**Given material**:
* START *

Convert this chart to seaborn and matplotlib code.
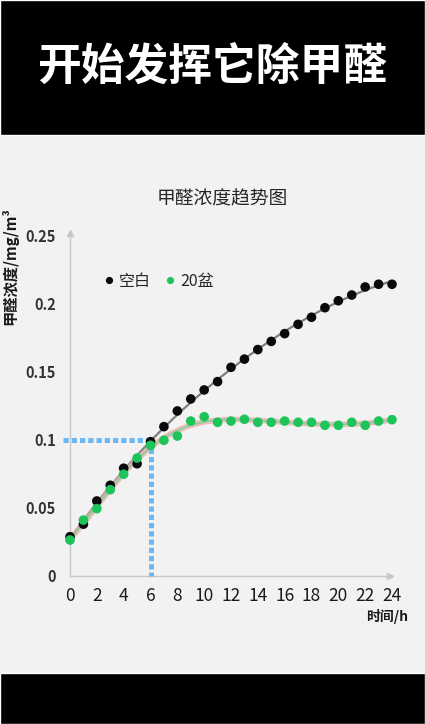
import numpy as np
import pandas as pd
import matplotlib
matplotlib.use("Agg")
import matplotlib.pyplot as plt
from matplotlib.patches import Rectangle
import seaborn as sns

# data
hours = list(range(25))
blank = [0.0288, 0.038, 0.055, 0.0665, 0.079, 0.0823, 0.0985, 0.1095, 0.121, 0.1298, 0.1364,
         0.1425, 0.153, 0.159, 0.166, 0.172, 0.1777, 0.1845, 0.1897, 0.1967, 0.2018,
         0.206, 0.2119, 0.2139, 0.2139]
pots20 = [0.0264, 0.041, 0.0494, 0.0633, 0.0746, 0.0865, 0.0958, 0.0995, 0.1026, 0.1136, 0.1168,
          0.1127, 0.1136, 0.1149, 0.1127, 0.1127, 0.1136, 0.1127, 0.1127, 0.1105, 0.1105,
          0.1127, 0.1105, 0.1136, 0.1146]
series_names = ['空白', '20盆']
x_ticks = list(range(0, 25, 2))
y_ticks = [0, 0.05, 0.1, 0.15, 0.2, 0.25]
y_tick_labels = ['0', '0.05', '0.1', '0.15', '0.2', '0.25']
mark_hour = 6
mark_level = 0.1

sns.set_theme(style="white")
plt.rcParams['font.family'] = ['Noto Sans CJK SC', 'DejaVu Sans']

df = pd.DataFrame({
    'hour': hours * 2,
    'value': blank + pots20,
    'group': [series_names[0]] * len(hours) + [series_names[1]] * len(hours),
})

bg = '#f2f2f2'
fig = plt.figure(figsize=(4.25, 7.24), dpi=100, facecolor=bg)
ax = fig.add_axes([70 / 425, 1 - 576 / 724, 322 / 425, 341 / 724])
ax.set_facecolor(bg)

# black bands top and bottom
fig.patches.append(Rectangle((0, 1 - 135 / 724), 1, 135 / 724, transform=fig.transFigure,
                             facecolor='black', zorder=0))
fig.patches.append(Rectangle((0, 0), 1, 51 / 724, transform=fig.transFigure,
                             facecolor='black', zorder=0))
fig.text(0.5, 1 - 67 / 724, '开始发挥它除甲醛', color='white', fontsize=31.5,
         fontweight='bold', ha='center', va='center')

# trend lines
xs = np.linspace(0, 24, 200)
fit_blank = np.polyval(np.polyfit(hours, blank, 4), xs)
fit_pots = np.polyval(np.polyfit(hours, pots20, 6), xs)
sns.lineplot(x=xs, y=fit_blank, ax=ax, color='#7f7f7f', lw=1.6, zorder=2)
sns.lineplot(x=xs, y=fit_pots, ax=ax, color='#e9adad', lw=4, alpha=0.75, zorder=2)
sns.lineplot(x=xs, y=fit_pots, ax=ax, color='#86d197', lw=1.2, zorder=3)

# dotted guide lines
guide = dict(color='#6db7f4', lw=3.6, linestyle=(0, (1.05, 0.6)), solid_capstyle='butt',
             dash_capstyle='butt', clip_on=False, zorder=4)
ax.plot([-0.5, mark_hour], [mark_level, mark_level], **guide)
ax.plot([mark_hour, mark_hour], [mark_level, 0], **guide)

sns.scatterplot(data=df, x='hour', y='value', hue='group',
                palette={series_names[0]: '#0a0a0a', series_names[1]: '#1ec35a'},
                s=48, edgecolor='none', ax=ax, zorder=5, clip_on=False)

ax.set_xlim(0, 24)
ax.set_ylim(0, 0.25)
ax.set_xticks(x_ticks)
ax.set_yticks(y_ticks)
ax.set_yticklabels(y_tick_labels)
ax.tick_params(axis='x', labelsize=12.5, labelcolor='#1a1a1a', length=3, color='#c8c8c8', pad=5)
ax.tick_params(axis='y', labelsize=10.5, labelcolor='#333333', length=4, color='#c8c8c8', pad=6)
for lab in ax.get_yticklabels():
    lab.set_fontweight('bold')
ax.set_xlabel('')
ax.set_ylabel('')
for side in ['top', 'right']:
    ax.spines[side].set_visible(False)
for side in ['left', 'bottom']:
    ax.spines[side].set_color('#c8c8c8')
    ax.spines[side].set_linewidth(1)
# axis arrows
ax.plot(0, 1.005, marker='^', color='#c8c8c8', ms=4.5, transform=ax.transAxes, clip_on=False)
ax.plot(0.995, 0, marker='>', color='#c8c8c8', ms=4.5, transform=ax.transAxes, clip_on=False)

ax.legend(loc='center left', bbox_to_anchor=(0.105, 0.865), ncol=2, frameon=False,
          handlelength=0.6, handletextpad=0.35, columnspacing=0.9, fontsize=11.5,
          borderpad=0, borderaxespad=0, markerscale=0.75)

fig.text(222 / 425, 1 - 199 / 724, '甲醛浓度趋势图', fontsize=13.5, color='#262626',
         ha='center', va='center')
fig.text(10 / 425, 1 - 266 / 724, '甲醛浓度/mg/m³', fontsize=11, color='#1a1a1a',
         fontweight='bold', rotation=90, ha='center', va='center')
fig.text(387 / 425, 1 - 617 / 724, '时间/h', fontsize=10, color='#1a1a1a',
         fontweight='bold', ha='center', va='center')

fig.savefig('out.png', dpi=100, facecolor=bg)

* END *

Repeat the lines above exactly, and keep every picture out.

**Worked solution**:
Convert this chart to seaborn and matplotlib code.
import numpy as np
import pandas as pd
import matplotlib
matplotlib.use("Agg")
import matplotlib.pyplot as plt
from matplotlib.patches import Rectangle
import seaborn as sns

# data
hours = list(range(25))
blank = [0.0288, 0.038, 0.055, 0.0665, 0.079, 0.0823, 0.0985, 0.1095, 0.121, 0.1298, 0.1364,
         0.1425, 0.153, 0.159, 0.166, 0.172, 0.1777, 0.1845, 0.1897, 0.1967, 0.2018,
         0.206, 0.2119, 0.2139, 0.2139]
pots20 = [0.0264, 0.041, 0.0494, 0.0633, 0.0746, 0.0865, 0.0958, 0.0995, 0.1026, 0.1136, 0.1168,
          0.1127, 0.1136, 0.1149, 0.1127, 0.1127, 0.1136, 0.1127, 0.1127, 0.1105, 0.1105,
          0.1127, 0.1105, 0.1136, 0.1146]
series_names = ['空白', '20盆']
x_ticks = list(range(0, 25, 2))
y_ticks = [0, 0.05, 0.1, 0.15, 0.2, 0.25]
y_tick_labels = ['0', '0.05', '0.1', '0.15', '0.2', '0.25']
mark_hour = 6
mark_level = 0.1

sns.set_theme(style="white")
plt.rcParams['font.family'] = ['Noto Sans CJK SC', 'DejaVu Sans']

df = pd.DataFrame({
    'hour': hours * 2,
    'value': blank + pots20,
    'group': [series_names[0]] * len(hours) + [series_names[1]] * len(hours),
})

bg = '#f2f2f2'
fig = plt.figure(figsize=(4.25, 7.24), dpi=100, facecolor=bg)
ax = fig.add_axes([70 / 425, 1 - 576 / 724, 322 / 425, 341 / 724])
ax.set_facecolor(bg)

# black bands top and bottom
fig.patches.append(Rectangle((0, 1 - 135 / 724), 1, 135 / 724, transform=fig.transFigure,
                             facecolor='black', zorder=0))
fig.patches.append(Rectangle((0, 0), 1, 51 / 724, transform=fig.transFigure,
                             facecolor='black', zorder=0))
fig.text(0.5, 1 - 67 / 724, '开始发挥它除甲醛', color='white', fontsize=31.5,
         fontweight='bold', ha='center', va='center')

# trend lines
xs = np.linspace(0, 24, 200)
fit_blank = np.polyval(np.polyfit(hours, blank, 4), xs)
fit_pots = np.polyval(np.polyfit(hours, pots20, 6), xs)
sns.lineplot(x=xs, y=fit_blank, ax=ax, color='#7f7f7f', lw=1.6, zorder=2)
sns.lineplot(x=xs, y=fit_pots, ax=ax, color='#e9adad', lw=4, alpha=0.75, zorder=2)
sns.lineplot(x=xs, y=fit_pots, ax=ax, color='#86d197', lw=1.2, zorder=3)

# dotted guide lines
guide = dict(color='#6db7f4', lw=3.6, linestyle=(0, (1.05, 0.6)), solid_capstyle='butt',
             dash_capstyle='butt', clip_on=False, zorder=4)
ax.plot([-0.5, mark_hour], [mark_level, mark_level], **guide)
ax.plot([mark_hour, mark_hour], [mark_level, 0], **guide)

sns.scatterplot(data=df, x='hour', y='value', hue='group',
                palette={series_names[0]: '#0a0a0a', series_names[1]: '#1ec35a'},
                s=48, edgecolor='none', ax=ax, zorder=5, clip_on=False)

ax.set_xlim(0, 24)
ax.set_ylim(0, 0.25)
ax.set_xticks(x_ticks)
ax.set_yticks(y_ticks)
ax.set_yticklabels(y_tick_labels)
ax.tick_params(axis='x', labelsize=12.5, labelcolor='#1a1a1a', length=3, color='#c8c8c8', pad=5)
ax.tick_params(axis='y', labelsize=10.5, labelcolor='#333333', length=4, color='#c8c8c8', pad=6)
for lab in ax.get_yticklabels():
    lab.set_fontweight('bold')
ax.set_xlabel('')
ax.set_ylabel('')
for side in ['top', 'right']:
    ax.spines[side].set_visible(False)
for side in ['left', 'bottom']:
    ax.spines[side].set_color('#c8c8c8')
    ax.spines[side].set_linewidth(1)
# axis arrows
ax.plot(0, 1.005, marker='^', color='#c8c8c8', ms=4.5, transform=ax.transAxes, clip_on=False)
ax.plot(0.995, 0, marker='>', color='#c8c8c8', ms=4.5, transform=ax.transAxes, clip_on=False)

ax.legend(loc='center left', bbox_to_anchor=(0.105, 0.865), ncol=2, frameon=False,
          handlelength=0.6, handletextpad=0.35, columnspacing=0.9, fontsize=11.5,
          borderpad=0, borderaxespad=0, markerscale=0.75)

fig.text(222 / 425, 1 - 199 / 724, '甲醛浓度趋势图', fontsize=13.5, color='#262626',
         ha='center', va='center')
fig.text(10 / 425, 1 - 266 / 724, '甲醛浓度/mg/m³', fontsize=11, color='#1a1a1a',
         fontweight='bold', rotation=90, ha='center', va='center')
fig.text(387 / 425, 1 - 617 / 724, '时间/h', fontsize=10, color='#1a1a1a',
         fontweight='bold', ha='center', va='center')

fig.savefig('out.png', dpi=100, facecolor=bg)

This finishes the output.